In short, you will probably end up using more than one legal basis to make your personalizations GDPR-compliant. Remember that while the legal basis is key, there are other requirements that need to be taken into account under the GDPR — such as transparency, purpose limitation, appropriate security measures, and data subjects’ access rights.

How do you do personalization right and still abide by the rules?

When done right, personalization can be delightfully persuasive and result in increased engagement. When done wrong, it can be uncomfortable, annoying, and downright creepy. To get it right while respecting the law, follow these best practices:

1. Be relevant

When personalizing, make sure you stay relevant by focusing on context. Don’t personalize for the sake of personalization, do it to improve user experience. A good anchor point is personalizing based on a visitor’s objective. Here are three examples:

  • If someone opens your newsletter and clicks through to your website, hide the newsletter opt-in and show them an interesting ebook instead
  • If a customer returns to your website, replace your promo video with a video about your newly released features
  • If you are using social proof, localize it, so visitors see recommendations from companies and people they can relate to

2. Be subtle

Another key thing about personalization is that it shouldn’t be intrusive. Sorry for getting all biblical here but simply follow the golden rule. Treat others the same way you want them to treat you.

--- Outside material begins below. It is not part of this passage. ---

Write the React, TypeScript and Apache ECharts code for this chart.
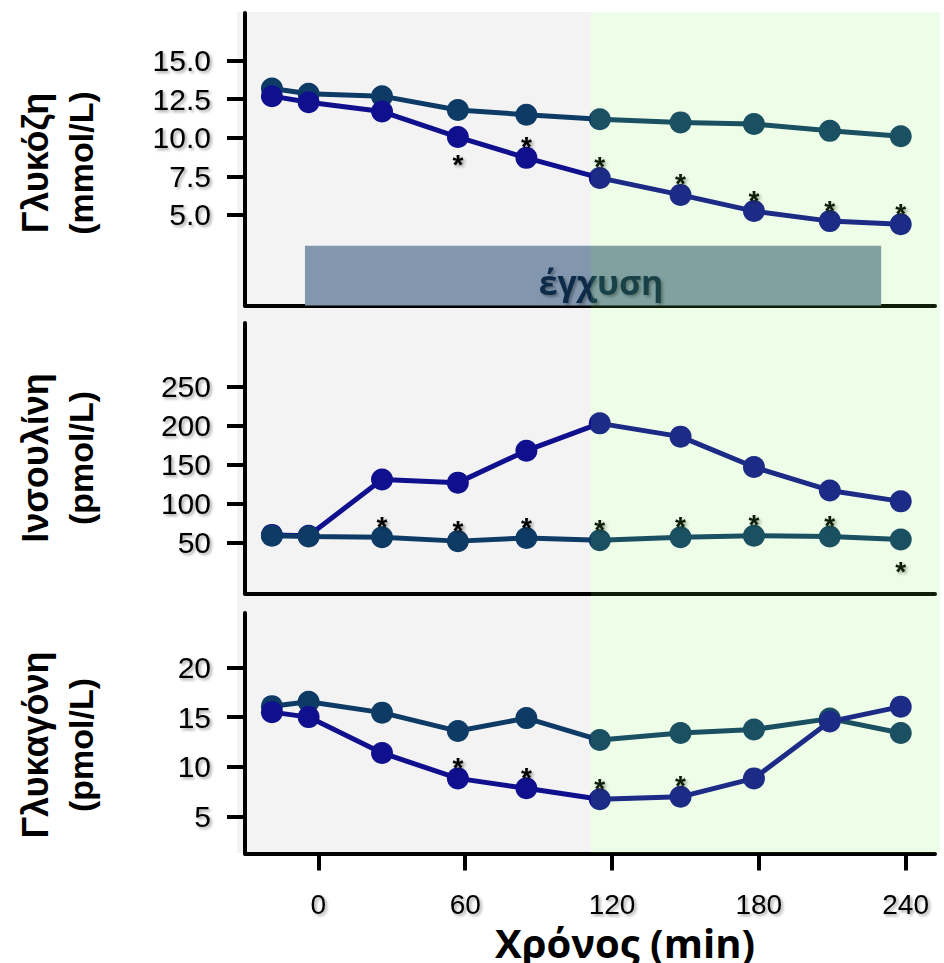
import React, { useEffect, useRef } from 'react';
import * as echarts from 'echarts';

// ---- data ----
const times = [-19, -4, 26, 57, 85, 115, 148, 178, 209, 238];
const xTickValues = [0, 60, 120, 180, 240];
const glucoseControl = [13.2, 12.85, 12.7, 11.8, 11.5, 11.2, 11.0, 10.9, 10.45, 10.1];
const glucoseInfusion = [12.7, 12.3, 11.7, 10.05, 8.7, 7.4, 6.3, 5.25, 4.6, 4.4];
const insulinControl = [59, 58, 57, 52, 56, 53, 57, 59, 58, 54];
const insulinInfusion = [60, 59, 131, 127, 168, 203, 186, 147, 117, 103];
const glucagonControl = [16.1, 16.55, 15.45, 13.6, 14.9, 12.7, 13.4, 13.75, 14.85, 13.4];
const glucagonInfusion = [15.5, 15.0, 11.4, 8.85, 7.85, 6.75, 7.0, 8.85, 14.55, 16.05];
const glucoseTicks = [5, 7.5, 10, 12.5, 15];
const insulinTicks = [50, 100, 150, 200, 250];
const glucagonTicks = [5, 10, 15, 20];
// significance markers: 'up' = above the point, 'down' = below it
const glucoseInfusionStars = ['', '', '', 'down', 'up', 'up', 'up', 'up', 'up', 'up'];
const insulinControlStars = ['', '', 'up', 'up', 'up', 'up', 'up', 'up', 'up', 'down'];
const glucagonInfusionStars = ['', '', '', 'up', 'up', 'up', 'up', '', '', ''];
const infusionPeriod = [-5.5, 230];
const infusionTop = 3.0;
const panelTitles = [
  ['Γλυκόζη', '(mmol/L)'],
  ['Ινσουλίνη', '(pmol/L)'],
  ['Γλυκαγόνη', '(pmol/L)'],
];
const xAxisTitle = 'Χρόνος (min)';
const infusionLabel = 'έγχυση';

// ---- styling ----
const FONT = '"Liberation Sans", Arial, sans-serif';
const FONT_TITLE = '"Open Sans", "Noto Sans", sans-serif';
const CONTROL_COLOR = '#0e3b66';
const INFUSION_COLOR = '#10108f';
const SHADOW = {
  textShadowColor: 'rgba(0,0,0,0.35)',
  textShadowBlur: 3,
  textShadowOffsetX: 2,
  textShadowOffsetY: 2,
};

const X_MIN = -30;
const X_MAX = 252;
const GRID_LEFT = 245;
const GRID_WIDTH = 690;
const panels = [
  { top: 13, height: 292.5, min: -0.87, max: 18.09, ticks: glucoseTicks, fmt: (v: number) => v.toFixed(1), titleY: 163, down: 27 },
  { top: 323, height: 270.3, min: -14.9, max: 331.7, ticks: insulinTicks, fmt: (v: number) => String(v), titleY: 458, down: 32 },
  { top: 613, height: 240.5, min: 1.31, max: 25.45, ticks: glucagonTicks, fmt: (v: number) => String(v), titleY: 745, down: 27 },
];

function lineSeries(
  gridIndex: number,
  name: string,
  values: number[],
  color: string,
  stars: string[] | null
): any {
  const downOffset = panels[gridIndex].down;
  return {
    type: 'line',
    name,
    xAxisIndex: gridIndex,
    yAxisIndex: gridIndex,
    symbol: 'circle',
    symbolSize: 22,
    lineStyle: { color, width: 5 },
    itemStyle: { color },
    emphasis: { disabled: true },
    data: times.map((t, i) => {
      const item: any = { value: [t, values[i]] };
      if (stars && stars[i]) {
        item.label = {
          show: true,
          formatter: '*',
          position: 'inside',
          offset: [0, stars[i] === 'up' ? -11 : downOffset],
          fontSize: 28,
          fontWeight: 'bold',
          fontFamily: FONT,
          color: '#000',
          ...SHADOW,
        };
      }
      return item;
    }),
  };
}

export default function App() {
  const ref = useRef<HTMLDivElement>(null);

  useEffect(() => {
    if (!ref.current) return;
    const chart = echarts.init(ref.current, null, { renderer: 'svg' });

    const grid = panels.map((p) => ({
      left: GRID_LEFT,
      top: p.top,
      width: GRID_WIDTH,
      height: p.height,
      containLabel: false,
    }));

    const xAxis = panels.map((p, i) => ({
      type: 'value',
      gridIndex: i,
      min: X_MIN,
      max: X_MAX,
      axisLine: { show: true, onZero: false, lineStyle: { color: '#000', width: 4 } },
      axisTick: {
        show: i === 2,
        customValues: xTickValues,
        length: 17,
        lineStyle: { color: '#000', width: 4 },
      },
      axisLabel: {
        show: i === 2,
        customValues: xTickValues,
        margin: 37,
        fontSize: 28,
        fontFamily: FONT,
        color: '#000',
        ...SHADOW,
      },
      splitLine: { show: false },
    }));

    const yAxis = panels.map((p, i) => ({
      type: 'value',
      gridIndex: i,
      min: p.min,
      max: p.max,
      axisLine: { show: true, onZero: false, lineStyle: { color: '#000', width: 4 } },
      axisTick: {
        show: true,
        customValues: p.ticks,
        length: 18,
        lineStyle: { color: '#000', width: 4 },
      },
      axisLabel: {
        show: true,
        customValues: p.ticks,
        formatter: (v: number) => p.fmt(v),
        margin: 34,
        fontSize: 30,
        fontFamily: FONT,
        color: '#000',
        ...SHADOW,
      },
      splitLine: { show: false },
    }));

    const glucoseCtrl = lineSeries(0, 'control', glucoseControl, CONTROL_COLOR, null);
    glucoseCtrl.markArea = {
      silent: true,
      itemStyle: { color: '#8297ae' },
      label: {
        show: true,
        position: 'inside',
        formatter: infusionLabel,
        offset: [8, 6],
        fontSize: 34,
        fontWeight: 'bold',
        fontFamily: FONT_TITLE,
        color: '#102a48',
        ...SHADOW,
      },
      data: [[
        { xAxis: infusionPeriod[0], yAxis: panels[0].min },
        { xAxis: infusionPeriod[1], yAxis: infusionTop },
      ]],
    };

    const series = [
      glucoseCtrl,
      lineSeries(0, 'infusion', glucoseInfusion, INFUSION_COLOR, glucoseInfusionStars),
      lineSeries(1, 'infusion', insulinInfusion, INFUSION_COLOR, null),
      lineSeries(1, 'control', insulinControl, CONTROL_COLOR, insulinControlStars),
      lineSeries(2, 'control', glucagonControl, CONTROL_COLOR, null),
      lineSeries(2, 'infusion', glucagonInfusion, INFUSION_COLOR, glucagonInfusionStars),
    ];

    const titleGraphics: any[] = [];
    panels.forEach((p, i) => {
      const [l1, l2] = panelTitles[i];
      [
        { text: l1, x: 35, size: 36 },
        { text: l2, x: 81, size: 34 },
      ].forEach((ln) => {
        titleGraphics.push({
          type: 'text',
          x: ln.x,
          y: p.titleY,
          rotation: Math.PI / 2,
          z: 10,
          style: {
            text: ln.text,
            fontSize: ln.size,
            fontWeight: 'bold',
            fontFamily: FONT,
            fill: '#000',
            align: 'center',
            verticalAlign: 'middle',
            shadowColor: 'rgba(0,0,0,0.35)',
            shadowBlur: 3,
            shadowOffsetX: 2,
            shadowOffsetY: -2,
          },
        });
      });
    });

    chart.setOption({
      animation: false,
      backgroundColor: '#ffffff',
      grid,
      xAxis,
      yAxis,
      series,
      graphic: [
        {
          type: 'rect',
          z: -10,
          silent: true,
          shape: { x: 237, y: 12, width: 354, height: 841 },
          style: { fill: '#f3f3f3' },
        },
        {
          type: 'rect',
          z: 100,
          silent: true,
          shape: { x: 591, y: 12, width: 349, height: 841 },
          style: { fill: 'rgba(113,238,63,0.12)' },
        },
        ...titleGraphics,
        {
          type: 'text',
          x: 625,
          y: 942,
          z: 10,
          style: {
            text: xAxisTitle,
            fontSize: 40,
            fontWeight: 'bold',
            fontFamily: FONT_TITLE,
            fill: '#000',
            align: 'center',
            verticalAlign: 'middle',
            shadowColor: 'rgba(0,0,0,0.35)',
            shadowBlur: 3,
            shadowOffsetX: 2,
            shadowOffsetY: 2,
          },
        },
      ],
    });

    return () => chart.dispose();
  }, []);

  return (
    <div
      ref={ref}
      style={{ position: 'absolute', left: 0, top: 0, width: 944, height: 963 }}
    />
  );
}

Would you be comfortable on a website that is constantly pestering you with recommendations for products that are exactly like the product you bought there last week? Does greeting a returning visitor by their first name really help you sell your product? Most likely not.

On the other hand, if you’re searching for furniture online and you arrive at a landing page that says “Free delivery to {{city}},” you’ll be delighted by the subtle personalization.  

3. Be transparent

Consumers demand transparency these days and GDPR requires it. Audit your website and carefully assess which visitor data you need.

Are you being explicit enough about the type of data you collect and how you use it? Is your request for consent specific enough? Is your privacy policy easy to find and can users easily request their data?

4. Be compliant

This is a no-brainer. No one wants to risk a €20 million fine or lose four percent of their annual revenue. Make sure to document under which legal basis you use what kind of data for personalization.

Conclusion

If you collected personal data before and will expand the use of that data for purposes other than the original one, you’ll need to investigate whether you can use one of the lawful grounds from Article 6 of the GDPR, or whether you need to get your customers’ permission for this new purpose.

Likewise, if someone reaches out to your DPO (data protection officer) and they ask your company to erase their data, any identifiers used for personalization (such as cookies) need to be deleted too. As a result, there should be no user profile for the person and they should be treated as a new visitor when returning to your website.

The bottom line is, personalization is a powerful tool to get your message across effectively. It can work wonders in improving your user experience. But it shouldn’t be abused. Make sure to be compliant, seek legal counsel if you’re in doubt, and work with software vendors that take privacy and data protection seriously.